UN forecasts global population to reach 10.1 billion by 2100
Upward revision tied to trends in Africa and West
NEW YORK — The world’s population, long expected to stabilize at just above 9 billion in the middle of the century, will instead keep growing and may hit 10.1 billion by the year 2100, the United Nations projected in a report released yesterday.
Growth in Africa remains so high that the population there could more than triple in this century, rising from today’s 1 billion to 3.6 billion, the report said — a sobering forecast for a continent already struggling to provide adequate food and water.
The new report comes just ahead of a demographic milestone, with the world population expected to pass 7 billion in late October, only a dozen years after it surpassed 6 billion. Demographers called the new projections a reminder that a problem that helped define global politics in the 20th century, the population explosion, is far from solved in the 21st.
“Every billion more people makes life more difficult for everybody — it’s as simple as that,’’ said John Bongaarts, a demographer at the Population Council, a research group in New York. “Is it the end of the world? No. Can we feed 10 billion people? Probably. But we obviously would be better off with a smaller population.’’
The projections were made by the UN population division, which has a track record of fairly accurate forecasts. In the new report, the division raised its forecast for the year 2050, estimating the world would probably have 9.3 billion people then, an increase of 156 million over the previous estimate for that year, published in 2008.
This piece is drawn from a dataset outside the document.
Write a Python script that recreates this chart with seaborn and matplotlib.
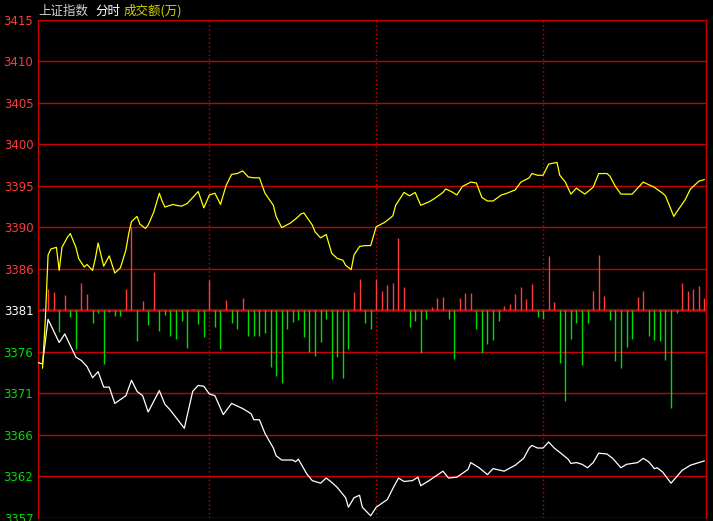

Among the factors behind the upward revisions is that the birth rate is not declining as rapidly as expected in some poor countries and has shown a slight uptick in some wealthier countries, including the United States, Denmark, and Britain. The United States is growing faster than many rich countries, largely because of high immigration and higher birth rates among Hispanic immigrants. The new report projects that the US population will rise from today’s 311 million to 478 million by 2100.
The director of the UN population division, Hania Zlotnik, said the world’s fastest-growing countries, and the wealthy Western nations that help to finance their development, face a choice about whether to renew their emphasis on programs that encourage family planning. Although they were a major focus of development policy in the 1970s and 1980s, such programs have stagnated in many countries.
Despite the lack of focus on population policy, it is clear that well-designed programs can bring down growth rates even in the poorest countries. Provided with information and voluntary access to birth-control methods, women have chosen to have fewer children in societies as diverse as Iran, Sri Lanka, Bangladesh, Mexico, and Thailand.
One message from the new report is that the AIDS epidemic, devastating as it has been, has not been the demographic disaster that was once predicted. Prevalence estimates and projections for the human immunodeficiency virus made for Africa in the 1990s turned out to be too high, and in many populations, treatment with new drug regimens has cut the death rate from the disease.
But the survival of millions of people with AIDS who would have died without treatment, and falling rates of infant and child mortality on the continent — both heartening trends — also mean that fertility rates for women need to fall faster to curb population growth, demographers said.
Other factors have slowed change in Africa, specialists said, including women’s lack of power in their relationships with men, traditions such as early marriage and polygamy, and a dearth of political leadership. While about three-quarters of married US women use a modern contraceptive during their child-bearing years, the comparable proportions are one-quarter of women in East Africa, 1 in 10 in West Africa, and a mere 7 percent in Central Africa, according to UN statistics.
“West and Central Africa are the two big regions of the world where the fertility transition is happening, but at a snail’s pace,’’ said John F. May, a World Bank demographer.